Pero en el famoso drama amoroso de Shakespeare, como en todo clásico, hay todavía más.

Chesterton, por ejemplo, en su biografía de Chaucer, y en referencia a esta pieza, nos llama la atención sobre el carácter misterioso y extraordinario del amor romántico:

«Lo que se puede aprender de “Romeo y Julieta” no es una nueva teoría del sexo; es el misterio de algo mucho mayor de lo que los sensualistas llaman sexo y los canallas  atracción sexual. Lo que se aprende de “Romeo y Julieta” no es llamar al primer amor, amor juvenil, por no llamarlo amor pasajero o flirteo, sino comprender que esas cosas que un millón de vulgarizadores han vulgarizado, no son vulgares. El gran poeta existe para mostrar al hombre pequeño lo grande que es».

Porque el amor no es algo vulgar, ni tampoco ordinario y corriente, por más que sea frecuente; ni siquiera el, a veces pasajero, amor juvenil. El amor es algo formidable, siempre especial y delicado, incluso el imprudente y juvenil, y es un lugar –si un lugar–,  donde ese hombre pequeño que todos somos se hace grande. 

Es cierto que la historia se torna sombría y trágica, pero ello no debe disuadirles de ofrecérsela a sus hijos. Decía William Hazlitt que en Romeo y Julieta «el espíritu de la juventud está presente en cada línea, en la embriaguez de la esperanza y en la amargura de la desesperación». Precisamente, es esa falta de un final feliz la que podría convertir la obra en una buena lectura, una lectura apasionante y, a un tiempo, cautelar, que deleita e instruye en armonía con el díptico horaciano.

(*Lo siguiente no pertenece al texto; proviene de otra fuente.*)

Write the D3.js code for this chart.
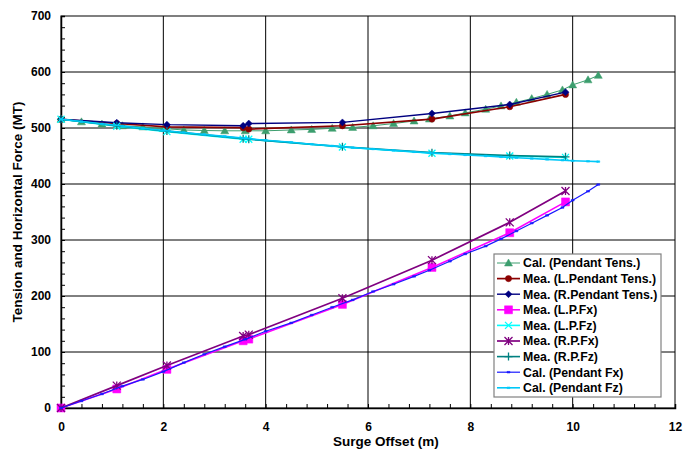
<!DOCTYPE html>
<html>
<head>
<meta charset="utf-8">
<script src="https://cdn.jsdelivr.net/npm/d3@7"></script>
<style>
  html, body { margin: 0; padding: 0; background: #fff; }
  svg text { font-family: "Liberation Sans", Arial, sans-serif; font-weight: bold; }
</style>
</head>
<body>
<svg id="chart" width="686" height="456"></svg>
<script>
// ---------------- data ----------------
const calX = [0, 0.4, 0.8, 1.2, 1.6, 2.0, 2.4, 2.8, 3.2, 3.6, 4.0, 4.5, 4.9, 5.3, 5.7, 6.1, 6.5, 6.9, 7.2, 7.6, 7.9, 8.3, 8.6, 8.9, 9.2, 9.5, 9.8, 10.0, 10.3, 10.5];
const calTens = [515.5, 511, 507, 504, 502, 499, 496.5, 495.5, 495, 495, 495, 496.5, 497.5, 499.5, 501, 504, 508, 512.5, 516, 521.5, 527, 533.5, 539.5, 546, 552.5, 560, 568, 577, 586, 594];
const calFx = [0, 12.5, 25, 39, 51, 65, 81, 96, 109.5, 122.6, 137, 152, 166, 180, 193, 208, 221, 235, 246, 262, 275, 289, 302, 316, 330, 344, 358, 371, 387, 399];
const calFz = [515.5, 511.5, 507.5, 503.5, 499.5, 495.5, 492, 488.5, 485, 481.5, 478, 474.5, 471, 468, 465, 462.5, 460, 457.5, 455.5, 453.5, 452, 450, 448.5, 447, 445.5, 444, 442.5, 441.5, 440.5, 440];

const meaX = [0, 1.09, 2.07, 3.56, 3.67, 5.5, 7.25, 8.77, 9.86];
const meaLTens = [515.5, 508, 502, 500.5, 498, 504, 516, 538, 560];
const meaRTens = [515.5, 509.5, 506, 504, 508, 510, 526, 542, 564];
const meaLFx = [0, 34, 69, 120, 123, 185, 251, 313, 368];
const meaLFz = [515.5, 503, 493.5, 480, 480, 466, 455, 450, 447.5];
const meaRFx = [0, 40, 76, 128.5, 131, 196, 264, 331.5, 387.5];
const meaRFz = [515.5, 504, 494.5, 481, 480, 466.5, 456, 451, 448.5];

const xTicks = [0, 2, 4, 6, 8, 10, 12];
const yTicks = [0, 100, 200, 300, 400, 500, 600, 700];

const seriesNames = ["Cal. (Pendant Tens.)", "Mea. (L.Pendant Tens.)", "Mea. (R.Pendant Tens.)", "Mea. (L.P.Fx)", "Mea. (L.P.Fz)", "Mea. (R.P.Fx)", "Mea. (R.P.Fz)", "Cal. (Pendant Fx)", "Cal. (Pendant Fz)"];
const seriesColors = ["#3c9e6e", "#8b0000", "#000080", "#ff00ff", "#00ffff", "#800080", "#008080", "#1a1aff", "#00c8f8"];
const seriesMarkers = ["triangle", "circle", "diamond", "square", "x", "star", "plus", "dash", "dash"];

const seriesData = [
  [calX, calTens], [meaX, meaLTens], [meaX, meaRTens], [meaX, meaLFx], [meaX, meaLFz],
  [meaX, meaRFx], [meaX, meaRFz], [calX, calFx], [calX, calFz]
];
const seriesWidth = [1, 1.7, 1.4, 1.6, 1.6, 1.7, 1.6, 1.2, 1.6];

// ---------------- layout ----------------
const L = 61, R = 675, T = 16, B = 408;
const svg = d3.select("#chart");
const x = d3.scaleLinear().domain([0, 12]).range([L, R]);
const y = d3.scaleLinear().domain([0, 700]).range([B, T]);

// gridlines
const grid = svg.append("g");
grid.selectAll("line.h").data(yTicks.slice(1, -1)).enter().append("line")
  .attr("x1", L).attr("x2", R).attr("y1", d => y(d)).attr("y2", d => y(d))
  .attr("stroke", "#000").attr("stroke-width", 1);
grid.selectAll("line.v").data(xTicks.slice(1, -1)).enter().append("line")
  .attr("y1", T).attr("y2", B).attr("x1", d => x(d)).attr("x2", d => x(d))
  .attr("stroke", "#000").attr("stroke-width", 1);

// plot border
svg.append("rect").attr("x", L).attr("y", T).attr("width", R - L).attr("height", B - T)
  .attr("fill", "none").attr("stroke", "#000").attr("stroke-width", 1);

// axes with inward minor ticks
const xAxis = d3.axisBottom(x).tickValues(d3.range(0, 12.001, 0.4)).tickSize(-4).tickFormat("");
svg.append("g").attr("transform", `translate(0,${B})`).call(xAxis)
  .call(g => g.select(".domain").attr("stroke-width", 1.5))
  .call(g => g.selectAll(".tick line").attr("stroke", "#000"));
const xLab = d3.axisBottom(x).tickValues(xTicks).tickSize(0).tickPadding(14).tickFormat(d3.format("d"));
svg.append("g").attr("transform", `translate(0,${B})`).call(xLab)
  .call(g => g.select(".domain").remove())
  .call(g => g.selectAll("text").attr("font-size", 12).attr("fill", "#000"));

const yAxis = d3.axisLeft(y).tickValues(d3.range(0, 701, 20)).tickSize(-4).tickFormat("");
svg.append("g").attr("transform", `translate(${L},0)`).call(yAxis)
  .call(g => g.select(".domain").attr("stroke-width", 1.5))
  .call(g => g.selectAll(".tick line").attr("stroke", "#000"));
const yLab = d3.axisLeft(y).tickValues(yTicks).tickSize(0).tickPadding(10).tickFormat(d3.format("d"));
svg.append("g").attr("transform", `translate(${L},0)`).call(yLab)
  .call(g => g.select(".domain").remove())
  .call(g => g.selectAll("text").attr("font-size", 12).attr("fill", "#000"));

// axis titles
svg.append("text").attr("x", 386).attr("y", 446).attr("text-anchor", "middle")
  .attr("font-size", 13.5).text("Surge Offset (m)");
svg.append("text").attr("transform", `translate(22,212) rotate(-90)`).attr("text-anchor", "middle")
  .attr("font-size", 13.5).text("Tension and Horizontal Force (MT)");

// markers
function markerPath(type, s) {
  const h = s / 2;
  switch (type) {
    case "triangle": return `M0,${-h}L${h},${h * 0.75}L${-h},${h * 0.75}Z`;
    case "circle": return d3.symbol(d3.symbolCircle, Math.PI * h * h * 0.8)();
    case "diamond": return `M0,${-h}L${h},0L0,${h}L${-h},0Z`;
    case "square": return `M${-h},${-h}H${h}V${h}H${-h}Z`;
    case "x": return `M${-h},${-h}L${h},${h}M${h},${-h}L${-h},${h}`;
    case "star": return `M${-h},${-h}L${h},${h}M${h},${-h}L${-h},${h}M0,${-h}V${h}`;
    case "plus": return `M${-h},0H${h}M0,${-h}V${h}`;
    case "dash": return `M${-h * 0.6},-0.8H${h * 0.6}V0.8H${-h * 0.6}Z`;
  }
}
const filled = { triangle: true, circle: true, diamond: true, square: true, dash: true };
const markerSize = { triangle: 8, circle: 7, diamond: 7, square: 8, x: 7, star: 8, plus: 8, dash: 5 };

const line = d3.line().x(d => x(d[0])).y(d => y(d[1]));
const plot = svg.append("g");
seriesData.forEach((sd, i) => {
  const pts = sd[0].map((xv, k) => [xv, sd[1][k]]);
  const g = plot.append("g");
  g.append("path").datum(pts).attr("d", line).attr("fill", "none")
    .attr("stroke", seriesColors[i]).attr("stroke-width", seriesWidth[i]);
  const m = seriesMarkers[i];
  g.selectAll("path.m").data(pts).enter().append("path")
    .attr("transform", d => `translate(${x(d[0])},${y(d[1])})`)
    .attr("d", markerPath(m, markerSize[m]))
    .attr("fill", filled[m] ? seriesColors[i] : "none")
    .attr("stroke", seriesColors[i]).attr("stroke-width", filled[m] ? 0.5 : 1.3);
});

// legend
const lg = svg.append("g").attr("transform", "translate(494,254)");
lg.append("rect").attr("x", 0).attr("y", 0).attr("width", 167).attr("height", 143)
  .attr("fill", "#fff").attr("stroke", "#808080").attr("stroke-width", 1.2);
seriesNames.forEach((name, i) => {
  const cy = 9 + i * 15.6;
  const m = seriesMarkers[i];
  lg.append("line").attr("x1", 3).attr("x2", 26).attr("y1", cy).attr("y2", cy)
    .attr("stroke", seriesColors[i]).attr("stroke-width", seriesWidth[i]);
  lg.append("path").attr("transform", `translate(14.5,${cy})`)
    .attr("d", markerPath(m, markerSize[m]))
    .attr("fill", filled[m] ? seriesColors[i] : "none")
    .attr("stroke", seriesColors[i]).attr("stroke-width", filled[m] ? 0.5 : 1.3);
  lg.append("text").attr("x", 29).attr("y", cy + 4.4).attr("font-size", 12.3).text(name);
});
</script>
</body>
</html>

Aunque, como señala John Senior, quizá sea conveniente hacer también alguna que otra advertencia:

«La lectura de “Romeo y Julieta”, por ejemplo, puede impresionar una imaginación viva. Estos amantes, se enamoran de un modo desesperado y ardiente, pero la lectura de estos bellos pasajes puede conducir al pecado, como el caso de aquellos condenados de la Divina Comedia, a quienes el Dante atribuye su suerte a la lectura de una novela cortesana. “Ese libro fue un galeotto”, dice Francesca, y galeotto significa en italiano proxeneta. Estas lecturas suponen paralelamente una formación moral estricta, seria, exigente y enérgica».

Así que, estén ahí, en sus lecturas, en la lectura de Romeo y Julieta, junto a ellos, orientándolos y charlando sobre la obra, antes, durante y después de la lectura de la misma.

Porque, este drama no solo es un clásico, sino, también uno de los buenos libros. Y es que, rectamente leído, podría ayudar a nuestros hijos a desprenderse del concepto confuso y desvirtuado que del amor hoy impera y, a la vez, a ayudarnos, tanto a ellos como nosotros, a enfrentar su primer encuentro con el amor romántico de forma más conveniente. ¿No creen?